The fragile surfaces are the kubernetes_json_patches and the Outpost.managed field — both rely on assumptions that can silently break across upgrades. The checklist exercises the same path the alerts watch, so it doubles as a smoke test for the alerts.
# 1. Service routes to the outpost pod (NOT the server pods).
# Empty endpoints => auth-proxy fallback fires; expected: ONE pod IP, ports 9000/9300/9443.
kubectl -n authentik get endpoints ak-outpost-authentik-embedded-outpost
# 2. Service selector still excludes the server pods. Expected: includes
# `app.kubernetes.io/name: authentik-outpost-proxy`. If it flips to
# `name: authentik`, the goauthentik upstream bug came back or our
# JSON patch was unset.
kubectl -n authentik get svc ak-outpost-authentik-embedded-outpost -o jsonpath='{.spec.selector}'
# 3. Outpost mode + session backend. Expected log lines on startup:
# {"embedded":true,"event":"Outpost mode",...}
# {"event":"using PostgreSQL session backend",...}
# If embedded=false or `using filesystem session backend`, the postgres
# fix is broken — likely `Outpost.managed` got cleared, or the upstream
# schema started exposing `managed` and TF reset it.
kubectl -n authentik logs deploy/ak-outpost-authentik-embedded-outpost | grep -E '"Outpost mode"|"session backend"' | head -3
# 4. /dev/shm is essentially empty (postgres backend = no filesystem use).
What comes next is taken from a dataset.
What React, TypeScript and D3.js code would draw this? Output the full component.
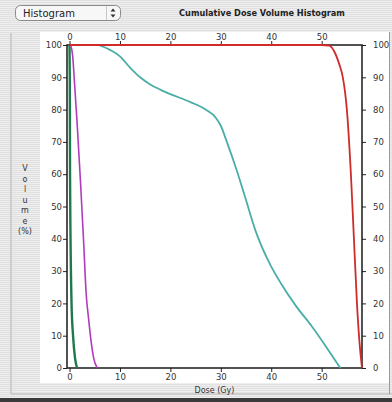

# A row count > a few dozen indicates filesystem fallback is firing.
kubectl -n authentik exec deploy/ak-outpost-authentik-embedded-outpost -- sh -c 'df -h /dev/shm; ls /dev/shm | wc -l'
# 5. Postgres session table is growing with traffic. Expected: rows with
# `expires` ~28 days out (matches access_token_validity = weeks=4).
kubectl -n authentik exec deploy/goauthentik-server -- ak shell -c "
from django.db import connection; c = connection.cursor()
c.execute('SELECT COUNT(*), MAX(expires) FROM authentik_providers_proxy_proxysession')
print(c.fetchone())"
# 6. Edge auth flow: should be 302 → authentik. NOT 401 with WWW-Authenticate.
curl -sS -o /dev/null -D - 'https://terminal.viktorbarzin.me/' -H 'User-Agent: Mozilla/5.0' \
| grep -iE '^HTTP|^location|x-auth-fallback|www-authenticate'
# 7. Terraform plan-to-zero on the whole authentik stack.
( cd stacks/authentik && /home/wizard/code/infra/scripts/tg plan ) | grep -E 'No changes|Plan:'
Steps 1, 3, 6 cover the failure modes the Prometheus alerts trigger on (AuthentikForwardAuthFallbackActive, AuthentikOutpostForwardAuth400Spike). Steps 4 and 5 cover the silent-regression case (filesystem fallback) where the alerts don't fire but the system loses its postgres-backed session persistence on the next pod restart.
If step 2 shows the controller restored app.kubernetes.io/name=authentik, watch goauthentik/authentik issue tracker for fixes around internal/outpost/controllers/k8s/service.py:52 — the upstream patch might let us drop our kubernetes_json_patches.service workaround.